» **INFORMATION SHOWN**
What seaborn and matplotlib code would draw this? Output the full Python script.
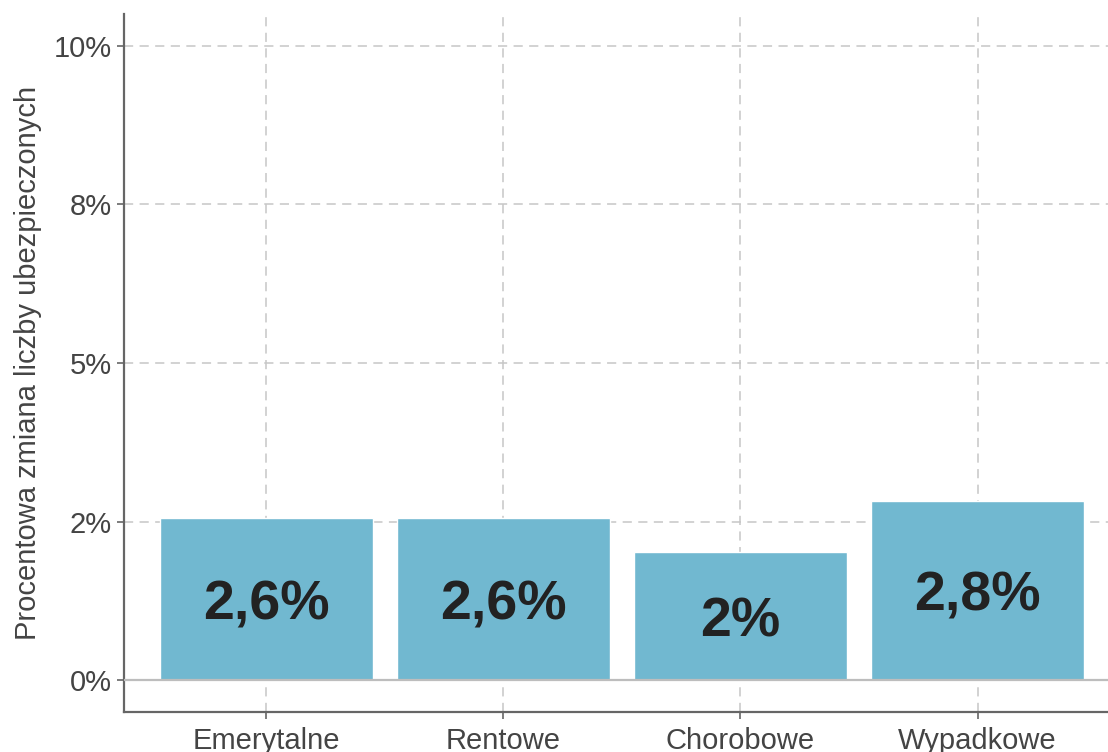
import pandas as pd
import numpy as np
import seaborn as sns
import matplotlib.pyplot as plt

categories = ["Emerytalne", "Rentowe", "Chorobowe", "Wypadkowe"]
values = [2.56, 2.56, 2.02, 2.82]
bar_labels = ["2,6%", "2,6%", "2%", "2,8%"]
y_ticks = [0, 2.5, 5, 7.5, 10]
y_ticklabels = ["0%", "2%", "5%", "8%", "10%"]

df = pd.DataFrame({"typ": categories, "zmiana": values})

sns.set_style("white")
plt.rcParams['font.family'] = ['Liberation Sans', 'DejaVu Sans']

fig = plt.figure(figsize=(11.08, 7.52), dpi=100)
ax = fig.add_axes([124/1108, 40/752, 1 - 124/1108, 698/752])

sns.barplot(data=df, x="typ", y="zmiana", color="#71b8d0", saturation=1,
            width=0.9, ax=ax, zorder=2)
ax.axhline(0, color="#bdbdbd", linewidth=1.6, zorder=3)

# seaborn switches the categorical grid off, so turn it back on after
ax.set_axisbelow(True)
ax.grid(True, axis="both", color="#c6c6c6", linestyle=(0, (6, 4.2)), linewidth=1.1)

for i, (v, lab) in enumerate(zip(values, bar_labels)):
    ax.text(i, v / 2, lab, ha="center", va="center_baseline", fontsize=40,
            fontweight="bold", color="#222222", zorder=4)

ax.set_xlim(-0.6, 3.55)
ax.set_ylim(-0.5, 10.5)
ax.set_yticks(y_ticks)
ax.set_yticklabels(y_ticklabels)
ax.set_xlabel("")
ax.set_ylabel("Procentowa zmiana liczby ubezpieczonych", fontsize=21,
              color="#444444", labelpad=8)
ax.tick_params(axis="both", labelsize=21, colors="#444444", length=5,
               width=1.2, pad=4, direction="out", color="#666666")
ax.tick_params(axis="x", pad=6)
ax.tick_params(axis="both", bottom=True, left=True)

for s in ["top", "right"]:
    ax.spines[s].set_visible(False)
for s in ["left", "bottom"]:
    ax.spines[s].set_color("#666666")
    ax.spines[s].set_linewidth(1.6)

fig.savefig("out.png", dpi=100)
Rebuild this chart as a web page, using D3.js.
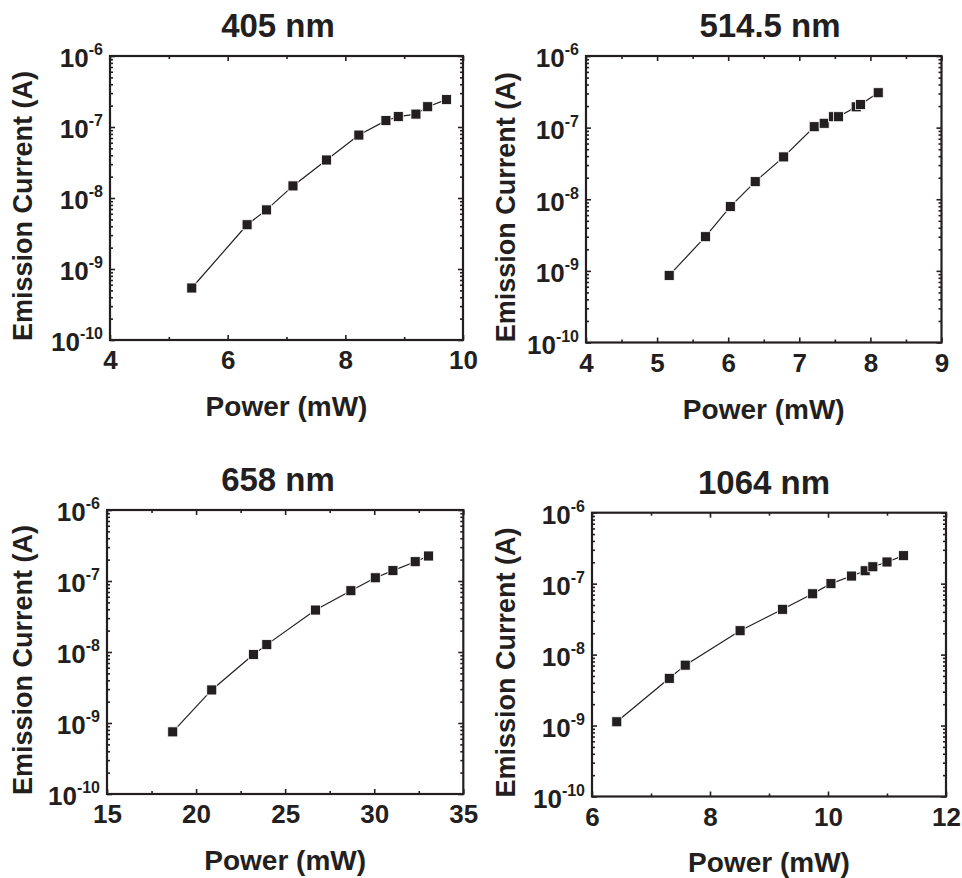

» **TO DO**
Repeat the listing above from its first line through the line that contains "import matplotlib.pyplot as plt", both included, and nothing more. Drop the pictures.

» **THE SOLUTION**
What seaborn and matplotlib code would draw this? Output the full Python script.
import pandas as pd
import numpy as np
import seaborn as sns
import matplotlib.pyplot as plt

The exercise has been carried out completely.